Homemade Cheese Pizza

11 months ago
74

Pizza is one of the most popular foods around the world, among people of all ages. The variations for crust recipes and toppings are endless for every taste bud. Some (aka me) like it thin and crusty, to others the thicker the pizza the better. This particular recipe is one of my favorite go-to classic pizza. I Love cheese and if you are like me you can top your pizza with even more cheese than this recipe states, to your liking. In my opinion, one of the most important things that need to be taken into consideration when pizza making is properly baked crust. Nobody likes soggy unevenly baked dough pizza. It is crucial to put your favorite pizza dough into well-preheated 500 degree F oven to get the perfectly cooked crust and topping not overcooked. I do use baking stone for my pizza, which I leave in my oven at all times. I do find that baking pizza transferred directly onto hot baking stone delivers the best crust, in my opinion, compared to a plain baking pan. I also like preparing double or triple batches of this recipe and freezing them for a quick dinner fix on a busy weekday. This homemade pizza recipe is super easy to make, yet it tastes so good!

Freezing:
If you do decide to freeze pizza, just wrap the prepared unbaked pizza (I place it on aluminum pizza pan to avoid deformation) with plastic wrap and foil. It will store for about 1 month in the freezer. When ready to bake, do not defrost your pizza. Just brush the sides with some olive oil and transfer to a well-preheated to 500 degrees F oven. Bake for 15-20 minutes, until well browned and cheese bubbling, rotating once. Cool for 5 minutes on a cooling rack before serving.
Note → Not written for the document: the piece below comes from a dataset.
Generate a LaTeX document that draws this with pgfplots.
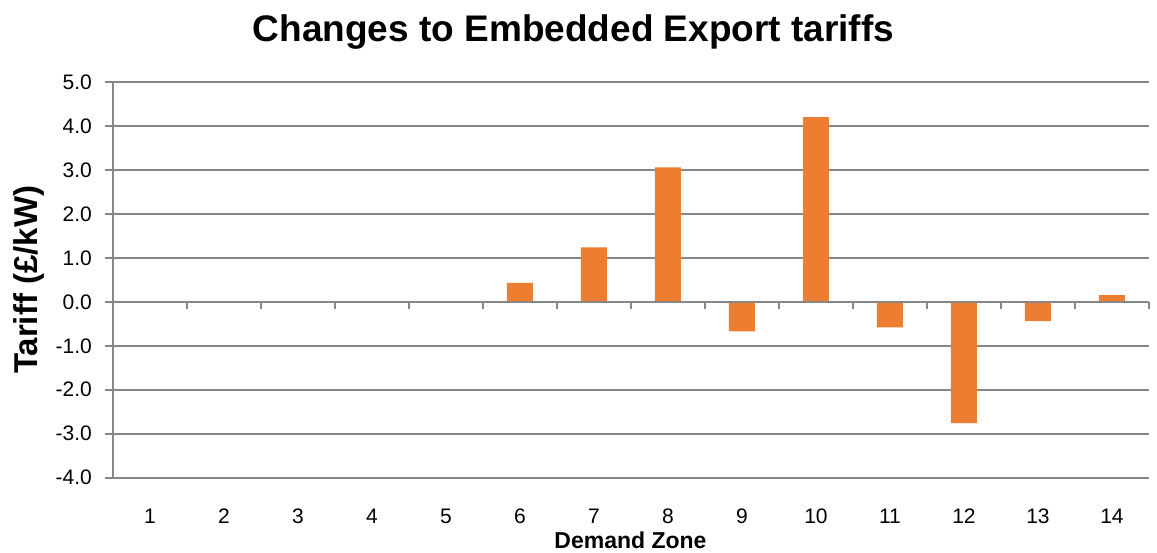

To Print this Full Recipe go to my blog: https://www.culinarypage.com

Serves 4

Ingredients:
Dough:
3/4 cup (177g) half-and-half 110 degrees (43 C)
1/4 cup (60g) warm water 110 degrees (43 C)
1 tbsp olive oil
2 cups (473g) all purpose four
1/8 cup (30g) cornstarch
1 1/8 tsp (5.5g) dry yeast
3/4 tsp (1g) salt
1/4 tsp baking powder
1/4 tsp sugar

Sauce and Topping:
7 oz (200g) canned diced tomatoes, drained, reserve 1/4 cup (60ml) juice liquid
1/2 tbsp olive oil + 1 tbsp for basting pizza crust before baking
1/2 tbsp tomato paste
1 minced garlic clove
1/2 tsp dried oregano (or 1/2 tbsp minced fresh)
1/8 tsp red pepper flakes
Salt and pepper to taste
1 cup (236 g) grated fresh Mozzarella
1/4 cup (60g) grated Parmesan cheese
1/8 cup (30ml) half-and-half

Preparation:
Dough:
Preheat oven with baking stone inside to 500 degrees F (260 C) for about 40 minutes to 1 hour, depending on your oven.
Combine half-and-half, water and oil.
Using dough hook for the mixer combine together on a medium speed sugar, yeast, salt, baking powder, cornstarch and flour
Add half-and-half mixture to the dry ingredients and mix for about 5 mins. The dough will be wet and cling to the sides of the mixer bowl
Transfer the dough to a bowl sprayed with oil, cover with plastic wrap or a clean towel and let rise at room temperature for about 1hr, or until the dough is doubled in size.
Pulse drained tomatoes, and reserved juice in a blender until coarsely ground, just a couple of pulses.
Heat oil until simmering, adding tomato paste. Cook it until it starts to get brown, approximately 2 minutes. Add garlic, oregano, pepper flakes and stir for 30 seconds. Add pulsed tomatoes, bring to simmer and cook until reduced to approximately 3/4 cup, about 10 minutes
Season with salt and pepper to taste and let cool
Mix Parmesan and Mozzarella with half-and-half until well combined.
With well-oiled hands press dough out to form a circle approximately 12 inches in diameter.
Put 1/2 cup sauce onto the dough leaving border around the edge.
top with cheese mixture
Brush the edges with Olive oil
Slide the pizza onto the baking stone /pan and bake for 15-20 minutes until the cheese is bubbling and the crust is well browned, rotating once halfway through.
Let cool for 5 minutes on a cooling rack before serving.
Enjoy!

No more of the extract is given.